# What to produce
Show all lines that include the string "chart"; copy each one.

— Start of Exercise input —

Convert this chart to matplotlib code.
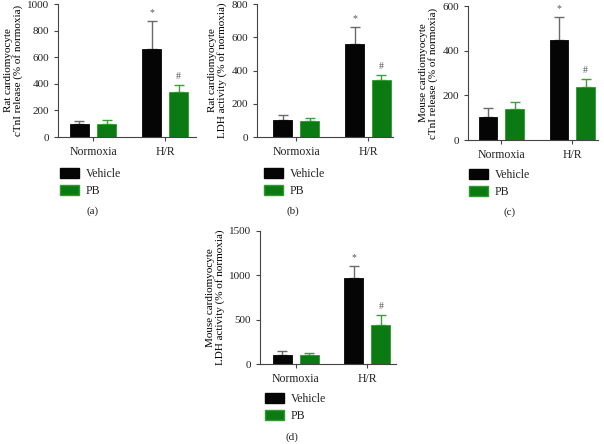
"""Four bar panels: cTnI release and LDH activity, vehicle vs PB."""
import matplotlib
matplotlib.use("Agg")
import matplotlib.pyplot as plt
from matplotlib.patches import Patch

plt.rcParams['font.family'] = ['Liberation Serif', 'DejaVu Serif']
plt.rcParams['text.color'] = '#222222'

GROUPS = ['Normoxia', 'H/R']
SERIES = ['Vehicle', 'PB']

# (a) rat cTnI
rat_tni_vehicle = [100, 665]
rat_tni_vehicle_err = [20, 205]
rat_tni_pb = [100, 335]
rat_tni_pb_err = [25, 55]

# (b) rat LDH
rat_ldh_vehicle = [100, 560]
rat_ldh_vehicle_err = [30, 103]
rat_ldh_pb = [98, 345]
rat_ldh_pb_err = [15, 27]

# (c) mouse cTnI
mouse_tni_vehicle = [105, 448]
mouse_tni_vehicle_err = [40, 102]
mouse_tni_pb = [138, 238]
mouse_tni_pb_err = [30, 37]

# (d) mouse LDH
mouse_ldh_vehicle = [105, 975]
mouse_ldh_vehicle_err = [40, 125]
mouse_ldh_pb = [105, 440]
mouse_ldh_pb_err = [20, 110]

BLACK = '#050505'
GREEN = '#0b7a12'
BLACK_ERR = '#6a6a6a'
GREEN_ERR = '#3e9e3e'

W, H = 604, 444


def px_axes(fig, left, right, top, bottom):
    return fig.add_axes([left / W, 1 - bottom / H, (right - left) / W, (bottom - top) / H])


def panel(fig, box, veh, veh_err, pb, pb_err, yticks, ylabel, xlim, legend_xy, tag_xy, tag):
    ax = px_axes(fig, *box)
    x = [0, 1]
    off, bw = 0.1875, 0.264
    xv = [i - off for i in x]
    xp = [i + off for i in x]
    ax.bar(xv, veh, bw, color=BLACK, edgecolor=BLACK, linewidth=0.6, zorder=2)
    ax.bar(xp, pb, bw, color=GREEN, edgecolor='#2f9a2f', linewidth=0.6, zorder=2)
    ax.errorbar(xv, veh, yerr=[[0, 0], veh_err], fmt='none', ecolor=BLACK_ERR,
                elinewidth=1, capsize=3.5, capthick=1, zorder=1)
    ax.errorbar(xp, pb, yerr=[[0, 0], pb_err], fmt='none', ecolor=GREEN_ERR,
                elinewidth=1, capsize=3.5, capthick=1, zorder=1)
    top = yticks[-1]
    pad = top * 0.03
    ax.text(xv[1], veh[1] + veh_err[1] + pad, '*', ha='center', va='bottom',
            fontsize=7, color='#555555')
    ax.text(xp[1], pb[1] + pb_err[1] + pad, '#', ha='center', va='bottom',
            fontsize=7, color='#555555')
    ax.set_ylim(0, top)
    ax.set_yticks(yticks)
    ax.set_xlim(*xlim)
    ax.set_xticks(x)
    ax.set_xticklabels(GROUPS, fontsize=8.5)
    ax.tick_params(axis='y', labelsize=8, length=3, width=0.8, color='#444444',
                   labelcolor='#222222')
    ax.tick_params(axis='x', length=3, width=0.8, color='#444444', labelcolor='#222222')
    for s in ['top', 'right']:
        ax.spines[s].set_visible(False)
    for s in ['left', 'bottom']:
        ax.spines[s].set_color('#444444')
        ax.spines[s].set_linewidth(0.8)
    ax.set_ylabel(ylabel, fontsize=8, labelpad=3, linespacing=1.0)

    handles = [Patch(facecolor=BLACK, edgecolor=BLACK),
               Patch(facecolor=GREEN, edgecolor='#2f9a2f')]
    fig.legend(handles, SERIES, loc='upper left',
               bbox_to_anchor=(legend_xy[0] / W, 1 - legend_xy[1] / H),
               frameon=False, fontsize=8.5, handlelength=1.6, handleheight=0.9,
               handletextpad=0.6, labelspacing=0.45, borderpad=0, borderaxespad=0)
    fig.text(tag_xy[0] / W, 1 - tag_xy[1] / H, tag, ha='center', va='center', fontsize=8)
    return ax


fig = plt.figure(figsize=(W / 100, H / 100), dpi=100)

panel(fig, (58, 196, 4, 137), rat_tni_vehicle, rat_tni_vehicle_err, rat_tni_pb, rat_tni_pb_err,
      [0, 200, 400, 600, 800, 1000],
      'Rat cardiomyocyte\ncTnI release (% of normoxia)', (-0.486, 1.43),
      (60, 168), (93, 211), '(a)')
panel(fig, (257, 393, 4, 137), rat_ldh_vehicle, rat_ldh_vehicle_err, rat_ldh_pb, rat_ldh_pb_err,
      [0, 200, 400, 600, 800],
      'Rat cardiomyocyte\nLDH activity (% of normoxia)', (-0.55, 1.35),
      (264, 168), (293, 211), '(b)')
panel(fig, (468, 598, 6, 140), mouse_tni_vehicle, mouse_tni_vehicle_err, mouse_tni_pb, mouse_tni_pb_err,
      [0, 200, 400, 600],
      'Mouse cardiomyocyte\ncTnI release (% of normoxia)', (-0.47, 1.36),
      (469, 169), (510, 212), '(c)')
panel(fig, (260, 396, 231, 364), mouse_ldh_vehicle, mouse_ldh_vehicle_err, mouse_ldh_pb, mouse_ldh_pb_err,
      [0, 500, 1000, 1500],
      'Mouse cardiomyocyte\nLDH activity (% of normoxia)', (-0.5, 1.4),
      (265, 393), (292, 437), '(d)')

fig.savefig('out.png', dpi=100)
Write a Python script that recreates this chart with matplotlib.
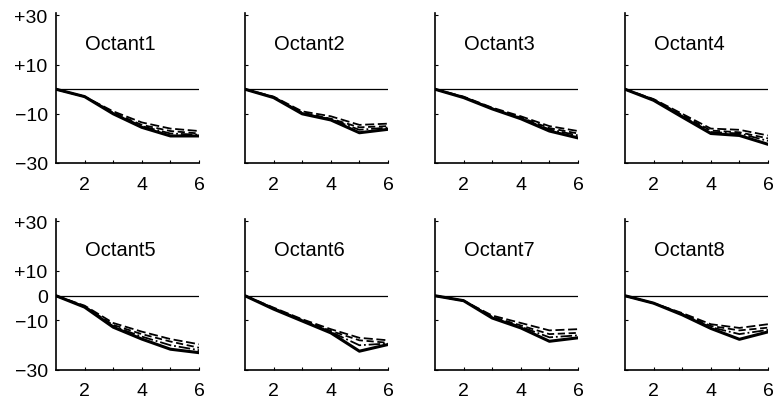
import matplotlib
matplotlib.use("Agg")
import matplotlib.pyplot as plt

plt.rcParams['font.family'] = ['Liberation Sans', 'DejaVu Sans']

x = [1, 2, 3, 4, 5, 6]
titles = ["Octant1", "Octant2", "Octant3", "Octant4",
          "Octant5", "Octant6", "Octant7", "Octant8"]

solid = [
    [0, -3.0, -10.0, -15.5, -19.0, -19.0],
    [0, -3.4, -10.0, -12.5, -17.7, -16.3],
    [0, -3.4, -8.0, -12.0, -17.0, -19.8],
    [0, -4.5, -11.3, -18.0, -18.8, -22.4],
    [0, -4.6, -12.7, -17.5, -21.6, -23.0],
    [0, -5.4, -10.2, -15.0, -22.4, -19.7],
    [0, -2.0, -9.0, -13.0, -18.4, -17.0],
    [0, -3.0, -7.7, -13.2, -17.6, -14.6],
]
dashed1 = [
    [0, -3.0, -9.0, -13.5, -16.0, -17.0],
    [0, -3.0, -9.0, -11.0, -14.5, -14.0],
    [0, -3.0, -7.5, -11.0, -15.0, -17.0],
    [0, -4.0, -10.0, -16.0, -16.5, -18.8],
    [0, -4.0, -11.0, -14.5, -17.5, -19.6],
    [0, -4.8, -9.5, -13.5, -17.0, -18.0],
    [0, -2.0, -8.0, -11.0, -14.0, -13.5],
    [0, -3.0, -7.0, -11.5, -13.0, -11.5],
]
dashed2 = [
    [0, -3.0, -9.5, -14.5, -17.0, -18.0],
    [0, -3.2, -9.5, -12.0, -15.5, -15.0],
    [0, -3.2, -7.8, -11.5, -15.8, -18.0],
    [0, -4.2, -10.5, -16.8, -17.5, -20.0],
    [0, -4.3, -11.8, -15.5, -18.5, -21.0],
    [0, -5.0, -9.8, -14.2, -18.0, -19.0],
    [0, -2.0, -8.5, -12.0, -15.5, -15.0],
    [0, -3.0, -7.3, -12.2, -14.0, -12.9],
]
dashdot = [
    [0, -3.0, -9.8, -15.0, -18.0, -18.5],
    [0, -3.3, -9.8, -12.2, -16.5, -15.6],
    [0, -3.3, -7.9, -11.8, -16.3, -18.8],
    [0, -4.4, -10.9, -17.4, -18.0, -21.0],
    [0, -4.5, -12.3, -16.5, -20.0, -22.0],
    [0, -5.2, -10.0, -14.6, -20.0, -19.3],
    [0, -2.0, -8.8, -12.5, -16.8, -16.0],
    [0, -3.0, -7.5, -12.7, -15.5, -13.8],
]

fig = plt.figure(figsize=(7.75, 4.02), dpi=100)
W, H = 775.0, 402.0
lefts = [56, 245, 435, 625]
rows = [(14, 164), (220, 371)]

for i in range(8):
    r, c = divmod(i, 4)
    top, bot = rows[r]
    ax = fig.add_axes([lefts[c] / W, (H - bot) / H, 143 / W, (bot - top) / H])
    ax.plot([1, 6], [0, 0], color='black', lw=0.9)
    ax.plot(x, dashed1[i], color='black', lw=1.3, ls=(0, (5, 2)))
    ax.plot(x, dashed2[i], color='black', lw=1.3, ls=(0, (4, 2)))
    ax.plot(x, dashdot[i], color='black', lw=1.3, ls='-.')
    ax.plot(x, solid[i], color='black', lw=2.2)
    ax.set_xlim(1, 6)
    ax.set_ylim(-30, 31)
    for s in ['top', 'right']:
        ax.spines[s].set_visible(False)
    for s in ['left', 'bottom']:
        ax.spines[s].set_linewidth(1.2)
    ax.set_xticks([2, 3, 4, 5, 6])
    ax.set_xticklabels(['2', '', '4', '', '6'])
    if r == 0:
        ax.set_yticks([30, 10, -10, -30])
        ax.set_yticklabels(['+30', '+10', '\u221210', '\u221230'])
    else:
        ax.set_yticks([30, 10, 0, -10, -30])
        ax.set_yticklabels(['+30', '+10', '0', '\u221210', '\u221230'])
    ax.tick_params(direction='in', length=2, width=0.8, labelsize=14)
    ax.tick_params(axis='x', pad=9)
    ax.tick_params(axis='y', pad=6)
    if c != 0:
        ax.set_yticklabels([])
    ax.text(2.0, 18.5, titles[i], fontsize=14.5, ha='left', va='center')

fig.savefig("out.png", dpi=100)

— End of Exercise input —

# Task answer
Convert this chart to matplotlib code.
Write a Python script that recreates this chart with matplotlib.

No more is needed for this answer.